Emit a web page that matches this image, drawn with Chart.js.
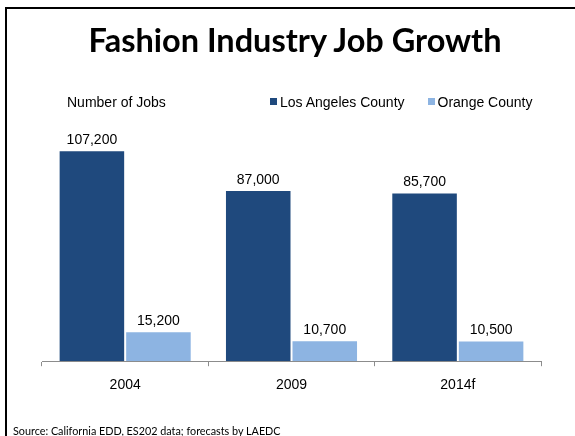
<!DOCTYPE html>
<html>
<head>
<meta charset="utf-8">
<title>Fashion Industry Job Growth</title>
<script src="https://cdn.jsdelivr.net/npm/chart.js@4"></script>
<style>
  html, body { margin: 0; padding: 0; background: #fff; }
  #page { position: relative; width: 575px; height: 436px; overflow: hidden; }
  #frame { position: absolute; left: 5px; top: 7px; width: 600px; height: 500px;
           border-left: 2px solid #000; border-top: 2px solid #000; }
  #title { position: absolute; left: 0; width: 590px; top: 20px; text-align: center;
           font: bold 32.5px Lato, sans-serif; color: #000; }
  #ylabel { position: absolute; left: 67px; top: 94px;
            font: 14px "Liberation Sans", Arial, sans-serif; color: #000; }
  #legend { position: absolute; left: 270px; top: 94px;
            font: 14px "Liberation Sans", Arial, sans-serif; color: #000; white-space: nowrap; }
  #legend span.box { display: inline-block; width: 7px; height: 7px; margin-right: 3px; vertical-align: 2px; }
  #legend span.item { margin-right: 23px; }
  #source { position: absolute; left: 13px; top: 424px;
            font: 10.8px Lato, sans-serif; color: #000; white-space: nowrap; }
  canvas { position: absolute; left: 0; top: 0; }
</style>
</head>
<body>
<div id="page">
  <div id="frame"></div>
  <canvas id="myChart" width="575" height="436"></canvas>
  <div id="title">Fashion Industry Job Growth</div>
  <div id="ylabel">Number of Jobs</div>
  <div id="legend"></div>
  <div id="source">Source: California EDD, ES202 data; forecasts by LAEDC</div>
</div>
<script>
// jobs by year
let years = ["2004", "2009", "2014f"];
let losAngeles = [107200, 87000, 85700];
let orange = [15200, 10700, 10500];
let seriesNames = ["Los Angeles County", "Orange County"];
let barColors = ["#1F497D", "#8DB4E2"];

// legend in html
let legend = document.getElementById("legend");
for (let i = 0; i < seriesNames.length; i++) {
  legend.innerHTML += `<span class="item"><span class="box" style="background:${barColors[i]}"></span>${seriesNames[i]}</span>`;
}

// value labels above each bar
const valueLabels = {
  id: "valueLabels",
  afterDatasetsDraw(chart) {
    let ctx = chart.ctx;
    ctx.save();
    ctx.font = '14px "Liberation Sans", Arial, sans-serif';
    ctx.fillStyle = "#000";
    ctx.textAlign = "center";
    ctx.textBaseline = "bottom";
    chart.data.datasets.forEach((ds, i) => {
      chart.getDatasetMeta(i).data.forEach((bar, j) => {
        ctx.fillText(ds.data[j].toLocaleString("en-US"), bar.x, bar.y - 3);
      });
    });
    ctx.restore();
  }
};

new Chart("myChart", {
  type: "bar",
  data: {
    labels: years,
    datasets: [
      { label: seriesNames[0], data: losAngeles, backgroundColor: barColors[0],
        borderColor: "#fff", borderWidth: 1 },
      { label: seriesNames[1], data: orange, backgroundColor: barColors[1],
        borderColor: "#fff", borderWidth: 1 }
    ]
  },
  options: {
    responsive: false,
    animation: false,
    events: [],
    categoryPercentage: 0.8,
    barPercentage: 1.0,
    layout: { padding: { left: 42, right: 34, top: 125, bottom: 31 } },
    plugins: {
      legend: { display: false },
      title: { display: false },
      tooltip: { enabled: false }
    },
    scales: {
      x: {
        border: { color: "#8c8c8c", width: 1 },
        grid: { color: "#8c8c8c", drawOnChartArea: false, tickLength: 5, offset: true },
        ticks: { color: "#000", padding: 11, font: { size: 14, family: '"Liberation Sans", Arial, sans-serif' } }
      },
      y: {
        display: false,
        min: 0,
        max: 120000
      }
    }
  },
  plugins: [valueLabels]
});
</script>
</body>
</html>
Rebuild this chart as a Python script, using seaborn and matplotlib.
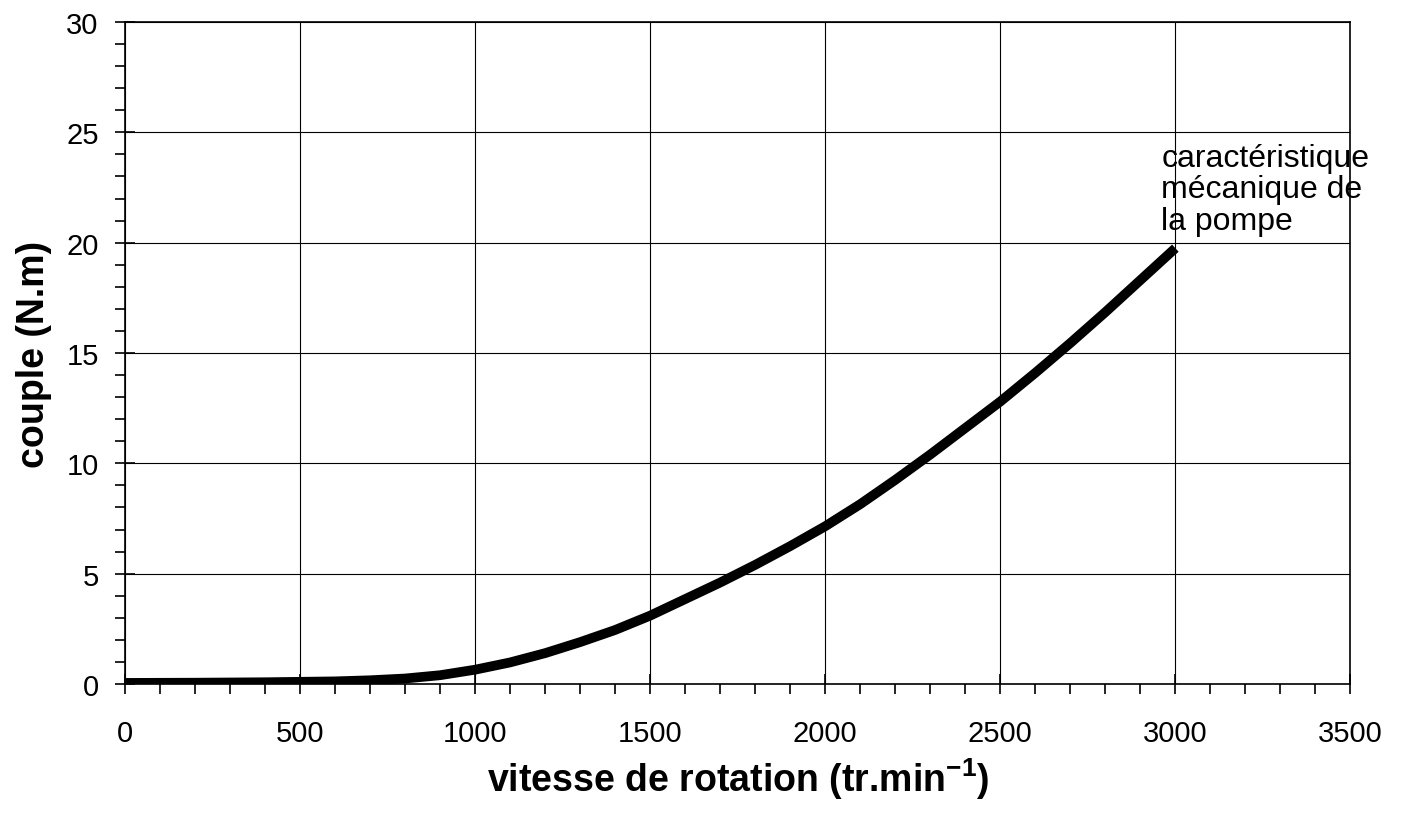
import matplotlib
matplotlib.use("Agg")
import matplotlib.pyplot as plt
from matplotlib.ticker import MultipleLocator
import seaborn as sns
import pandas as pd

# data
vitesse = [0, 200, 400, 600, 700, 800, 900, 1000, 1100, 1200, 1300, 1400, 1500, 1600,
           1700, 1800, 1900, 2000, 2100, 2200, 2300, 2400, 2500, 2600, 2700, 2800, 2900, 3000]
couple = [0.05, 0.06, 0.08, 0.12, 0.17, 0.25, 0.4, 0.65, 0.98, 1.4, 1.9, 2.45, 3.1, 3.85,
          4.6, 5.4, 6.25, 7.15, 8.15, 9.25, 10.4, 11.6, 12.8, 14.1, 15.45, 16.85, 18.3, 19.75]

df = pd.DataFrame({'vitesse': vitesse, 'couple': couple})

sns.set_style('ticks')
plt.rcParams['font.family'] = ['Liberation Sans', 'DejaVu Sans']
plt.rcParams['mathtext.fontset'] = 'custom'
plt.rcParams['mathtext.rm'] = 'Liberation Sans:bold'
plt.rcParams['mathtext.bf'] = 'Liberation Sans:bold'
# plain black text everywhere, like the scanned original
for k in ['text.color', 'axes.labelcolor', 'xtick.color', 'ytick.color']:
    plt.rcParams[k] = 'black'

fig = plt.figure(figsize=(14.02, 8.2), dpi=100)
ax = fig.add_axes([0.0892, 0.1646, 0.874, 0.8074])

sns.lineplot(data=df, x='vitesse', y='couple', ax=ax, color='black', linewidth=7,
             solid_capstyle='butt', solid_joinstyle='round')

ax.set_xlim(0, 3500)
ax.set_ylim(0, 30)
ax.xaxis.set_major_locator(MultipleLocator(500))
ax.xaxis.set_minor_locator(MultipleLocator(100))
ax.yaxis.set_major_locator(MultipleLocator(5))
ax.yaxis.set_minor_locator(MultipleLocator(1))
ax.grid(True, which='major', color='black', linewidth=0.8)
ax.tick_params(axis='x', which='major', direction='inout', length=14, width=1.2, labelsize=21, pad=18)
ax.tick_params(axis='y', which='major', direction='inout', length=14, width=1.2, labelsize=21, pad=12)
ax.tick_params(which='minor', direction='out', length=7, width=1.2)
for s in ax.spines.values():
    s.set_color('black')
    s.set_linewidth(1.2)

ax.set_xlabel('vitesse de rotation (tr.min$^{-1}$)', fontsize=27, fontweight='bold', labelpad=6)
ax.set_ylabel('couple (N.m)', fontsize=27, fontweight='bold', labelpad=10)

ax.text(2960, 24.5, 'caractéristique\nmécanique de\nla pompe', fontsize=23, va='top', ha='left',
        linespacing=1.05)

fig.savefig('out.png', dpi=100, facecolor='white')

########################################

:: AIM OF THE EXERCISE ::
Only the count is needed: the number of lines in the data that include the word "this".

:: SOLUTION TO THE PROBLEM ::
2